Well, any help would be greatly appreciated and thank you in advance for your assistance.



  • Hi Mike,

    I'm sorry to hear that you are having these issues :( First question I'm going to ask is what support pack are you running for your 2012 system?

    Look forward to hearing back from you.

  • Hi Laura,

    It's not my system... I just refer to GW-Systems at customer as "ours". A little to involved maybe..?

    We've got sp1 (12.0.1-103731). There was a reason that I've forgotten.

    Should I be reading the ReadME for ps1 and/or sp2 again? Is this known?

    Thanks for you assistance.
  • Hi,

    Thank you for the feedback. In Novell's internal bug tracking system I did find this bug: Bug 758063 - GWPOA crashes intermitanty

    And the synopsis sounds very much like your setup. Now, according to what I can find, this was resolved in SP2.

    So my first suggestion is to upgrade your customer's GroupWise system to SP2

    You may also want to take a look at this TID: https://www.novell.com/support/kb/doc.php?id=3447847
    The reason for this is that if your crashes keep happening I think you may have to submit a core to Novell for analysis via an SR.

    Please post back and let us know how it goes.

  • Hi,

    Thanks for your help. I'll be presenting the customer with this info and see if we can't get them updated to sp2.

    Although, it seems as if I've solved the problem without sp2. Here's what I did.

    The POA had 25 C/S threads and 10 Message Handler Threads for 150 users and I changed these settings to 12 C/S Threads and 6 Message Threads. My understanding is that for every 25 users (connections?) that you need one C/S thread and that Messages Handler threads should be no more than half the C/S threads. They have consistently 150 users and my entries seem ok. I also checked and/or made the neccessary optimizations to /etc/opt/novell/nss/nssstart.cfg, to the /etc/opt/novell/ncpcserv.conf and in Remote Manager. The customer also had Postfix running with the gwia. Of course I deactivated that. Finally the VM had 4GB RAM and 4 CPUs... this I of course also changed to 8GB RAM and 2 CPUs.... There were also 3 curropt messages in their GWIA and a couple of hundred in the POA directories. They were also "removed".

    Since changing all the above mentioned settings plus a couple of other settings and a restart, it seems to be working fine. According to the customer that since the migration / upgrade when a user sent a mail on all gw-users the poa would crash. We've tested this and now it seems fine.

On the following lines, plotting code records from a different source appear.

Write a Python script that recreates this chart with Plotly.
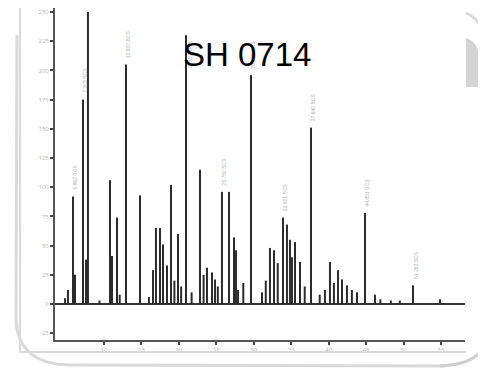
import plotly.graph_objects as go

# ---- data (retention time in minutes, peak height in response units) ----
peak_rt = [5.19, 5.86, 6.13, 7.20, 7.60, 7.86, 10.80, 11.07, 11.74, 12.94,
           14.81, 16.54, 16.94, 17.48, 17.88, 18.41, 18.95, 19.88, 20.95, 22.82,
           23.75, 24.42, 24.82, 25.75, 26.69, 27.36, 27.62, 29.63, 32.16, 32.70,
           33.90, 34.43, 34.83, 35.50, 36.17, 37.64, 40.17, 41.24, 41.78, 42.44,
           43.78, 44.85, 46.18, 51.26, 54.86,
           4.80, 9.40, 12.10, 16.00, 19.40, 20.30, 21.70, 23.30, 25.20, 27.90,
           28.60, 31.10, 31.60, 33.20, 35.10, 36.80, 38.80, 39.50, 40.70, 43.10,
           46.90, 48.30, 49.50]
peak_height = [12, 92, 25, 175, 38, 250, 106, 41, 74, 205,
               93, 29, 65, 65, 51, 33, 102, 60, 230, 115,
               31, 27, 21, 96, 96, 57, 46, 196, 48, 46,
               74, 68, 55, 53, 36, 151, 36, 29, 21, 16,
               10, 78, 8, 16, 4,
               5, 3, 8, 6, 20, 15, 10, 25, 15, 12,
               18, 10, 20, 35, 40, 15, 8, 12, 18, 12,
               4, 3, 3]

label_rt = [5.86, 7.20, 12.94, 20.95, 25.75, 29.63, 33.90, 37.64, 44.85, 51.26]
label_text = ["5.862 BCS", "7.203 BCS", "12.937 BCS", "20.953 BCS", "25.750 BCS",
              "29.632 BCS", "33.901 BCS", "37.640 BCS", "44.851 BCS", "51.263 BCS"]

x_ticks = [10, 15, 20, 25, 30, 35, 40, 45, 50, 55]
y_ticks = [-25, 0, 25, 50, 75, 100, 125, 150, 175, 200, 225, 250]

title_text = "SH 0714"

# ---- build the peak sticks from the data ----
xs, ys = [], []
for rt, h in zip(peak_rt, peak_height):
    xs += [rt, rt, None]
    ys += [0, h, None]

fig = go.Figure()
fig.add_trace(go.Scatter(x=xs, y=ys, mode="lines", xaxis="x", yaxis="y",
                         line=dict(color="#2b2b2b", width=2),
                         hoverinfo="skip", showlegend=False))

# peak labels (rotated, faint)
h_lookup = dict(zip(peak_rt, peak_height))
for rt, txt in zip(label_rt, label_text):
    h = h_lookup[rt]
    if h > 215:   # too close to the top: put the label beside the peak, below its apex
        fig.add_annotation(x=rt + 0.55, y=h - 2, text=txt, textangle=-90,
                           xref="x", yref="y", showarrow=False,
                           xanchor="center", yanchor="top",
                           font=dict(size=5, color="#b0b0b0", family="Liberation Sans"))
    else:
        fig.add_annotation(x=rt + 0.3, y=h + 4, text=txt, textangle=-90,
                           xref="x", yref="y", showarrow=False,
                           xanchor="center", yanchor="bottom",
                           font=dict(size=5, color="#b0b0b0", family="Liberation Sans"))

# ---- page geometry (the page body adds an 8px offset, compensate) ----
OFF = 8
PW, PH = 486, 368             # window size
FW, FH = PW - OFF, PH - OFF   # figure size
L, R, T, B = 55, 465, OFF, 340  # plot area in window pixels

# ---- frame decoration drawn on a full-figure pixel overlay (x2/y2) ----
deco = "#d9d9d9"
shapes = [
    dict(type="path", xref="x2", yref="y2", path="M 20,0 L 20,352 L 466,352",
         line=dict(color=deco, width=2), layer="below"),
    dict(type="path", xref="x2", yref="y2",
         path="M 17,35 L 16,320 Q 18,364 70,365 L 445,366",
         line=dict(color=deco, width=3), layer="below"),
    dict(type="path", xref="x2", yref="y2", path="M 440,366 Q 482,364 488,338",
         line=dict(color="#cfcfcf", width=3), layer="below"),
    dict(type="path", xref="x2", yref="y2", path="M 466,13 Q 482,20 488,42",
         line=dict(color=deco, width=3), layer="below"),
    dict(type="path", xref="x2", yref="y2",
         path="M 466,87 L 466,38 Q 474,40 478,50 L 478,87 Z",
         fillcolor="#d4d4d4", line=dict(width=0), layer="below"),
]
fig.update_layout(shapes=shapes)

fig.add_annotation(x=247, y=54, xref="x2", yref="y2", text=title_text,
                   showarrow=False, xanchor="center", yanchor="middle",
                   font=dict(size=33, color="#000000", family="Liberation Sans, Arial"))

# y scale: value 0 at window y=304, 25 units per 29.2 px
ppu = 29.2 / 25
y_top = (304 - T) / ppu
y_bot = (304 - B) / ppu

fig.update_layout(
    width=FW, height=FH,
    margin=dict(l=0, r=0, t=0, b=0, pad=0),
    paper_bgcolor="white", plot_bgcolor="rgba(0,0,0,0)",
    xaxis=dict(domain=[(L - OFF) / FW, (R - OFF) / FW], anchor="y",
               range=[3.46, 58.2], tickvals=x_ticks, ticktext=[str(v) for v in x_ticks],
               showgrid=False, zeroline=False, showline=True, linecolor="#555555",
               linewidth=2, ticks="outside", ticklen=3, tickwidth=2, tickcolor="#444444",
               tickfont=dict(size=6, color="#b5b5b5"), fixedrange=True, automargin=False),
    yaxis=dict(domain=[(PH - B) / FH, 1 - (T - OFF) / FH], anchor="x",
               range=[y_bot, y_top], tickvals=y_ticks, ticktext=[str(v) for v in y_ticks],
               showgrid=False, zeroline=True, zerolinecolor="#333333", zerolinewidth=1.6,
               showline=True, linecolor="#555555", linewidth=2,
               ticks="outside", ticklen=3, tickwidth=2, tickcolor="#444444",
               tickfont=dict(size=6, color="#b5b5b5"), fixedrange=True, automargin=False),
    xaxis2=dict(domain=[0, 1], anchor="y2", range=[OFF, PW], visible=False, fixedrange=True),
    yaxis2=dict(domain=[0, 1], anchor="x2", range=[PH, OFF], visible=False, fixedrange=True),
    showlegend=False,
)
# an empty trace so the overlay subplot exists
fig.add_trace(go.Scatter(x=[None], y=[None], xaxis="x2", yaxis="y2",
                         mode="lines", hoverinfo="skip", showlegend=False))

fig.write_html("out.html")
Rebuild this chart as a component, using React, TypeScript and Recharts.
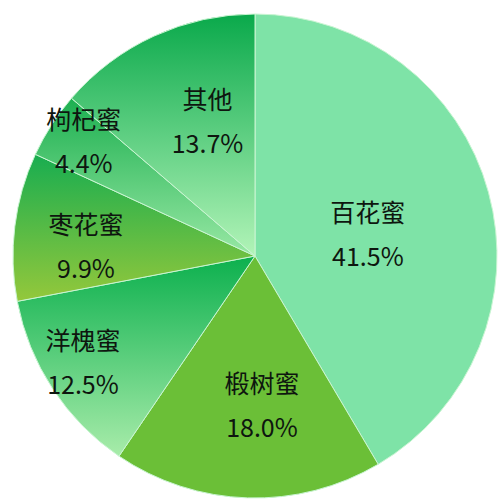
import React from "react";
import { PieChart, Pie, Cell } from "recharts";

const categories = ["百花蜜", "椴树蜜", "洋槐蜜", "枣花蜜", "枸杞蜜", "其他"];
const shares = [41.5, 18.0, 12.5, 9.9, 4.4, 13.7];

// style: fills (solid or vertical gradient top -> bottom)
const fills: Array<[string, string]> = [
  ["#7ee3a7", "#7ee3a7"],
  ["#6bbf37", "#6bbf37"],
  ["#0cb04e", "#a8ecaa"],
  ["#18ad50", "#94c83b"],
  ["#1caf50", "#98e8a4"],
  ["#0aa94b", "#b2f4b8"],
];
// style: label distance from centre (fraction of outer radius) and clockwise angle nudge (deg)
const labelRadius = [0.476, 0.612, 0.833, 0.7, 0.854, 0.595];
const labelNudge = [3.8, -4.5, 1.9, -3.3, 1.3, 5.4];

const data = categories.map((name, i) => ({ name, value: shares[i] }));

const RAD = Math.PI / 180;

const renderLabel = (props: any) => {
  const { cx, cy, midAngle, outerRadius, index, value } = props;
  const r = outerRadius * labelRadius[index];
  const a = midAngle - labelNudge[index];
  const x = cx + r * Math.cos(-a * RAD);
  const y = cy + r * Math.sin(-a * RAD);
  const common = {
    x,
    textAnchor: "middle" as const,
    dominantBaseline: "central" as const,
    fontFamily: "'Noto Sans CJK SC', sans-serif",
    fontSize: 25,
    fill: "#0e160f",
  };
  return (
    <g>
      <text {...common} y={y - 22}>
        {categories[index]}
      </text>
      <text {...common} y={y + 22}>
        {`${Number(value).toFixed(1)}%`}
      </text>
    </g>
  );
};

export default function App() {
  return (
    <div style={{ position: "absolute", left: 0, top: 0, width: 502, height: 500, background: "#fff" }}>
      <PieChart width={502} height={500} margin={{ top: 0, right: 0, bottom: 0, left: 0 }}>
        <defs>
          {fills.map((f, i) => (
            <linearGradient key={i} id={`g${i}`} x1="0" y1="0" x2="0" y2="1">
              <stop offset="0%" stopColor={f[0]} />
              <stop offset="100%" stopColor={f[1]} />
            </linearGradient>
          ))}
        </defs>
        <Pie
          data={data}
          dataKey="value"
          nameKey="name"
          cx={255}
          cy={256}
          outerRadius={242}
          startAngle={90}
          endAngle={-270}
          stroke="#c9f5d2"
          strokeWidth={1}
          label={renderLabel}
          labelLine={false}
          isAnimationActive={false}
        >
          {data.map((_, i) => (
            <Cell key={i} fill={`url(#g${i})`} />
          ))}
        </Pie>
      </PieChart>
    </div>
  );
}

    Nevertheless, I will be trying to convince the customer to update to sp2 ASAP.

    Once again, thank you for your assitance and it is still possible that this "case" (thread) will be re-opened. Only time will tell.
  • Hi,

    Thanks for keeping us updated. Much appreciated :)

  • The solution that I've implemented has not worked..... Without the changes the POA would "die" every day, if not several times a day. Also, it would die everytime someone would send an e-mail on all users. With the changes the post office agent would only "die" about once a week..... Although it still dies.....

    So, we'll be updating their entire system to 12.0.2 this afternoon. In a couple of weeks we should, hopefully have some results.

    I'll keep this forum informed.

    Once again, thanks!

  • Hi Mike,

    Thanks for posting back. Please do let us know if SP2 solves the problem.

  • Hi,

    SP2 did not solve the problem. Not good....

    Here's the Error Message in /var/log/messages

    Sep 24 08:11:41 kzvk-lx-pkggw01 kernel: [52545.368430] gwpoa[10987]: segfault at ebf012bd ip 00000000f69f6368 sp 00000000efb7e440 error 4 in libtoolkit.so.1[f6987000 a4000]

    It' running on an OES11sp1 and has a replica of root. Everything seems fine with the host server. GW is on an NSS Volume. We've opened a call with Novell the SR 10857038181

    Any help would be greatly appreciated. Now I've got to sit down with the IT here and the Big bosses and try to explain to them what has happened....

    Wish me luck.
  • Hi,

    Good luck! Work with Novell to get a core of your sever and they should be able to figure out what is going on.

    Please keep me posted with the progress on this.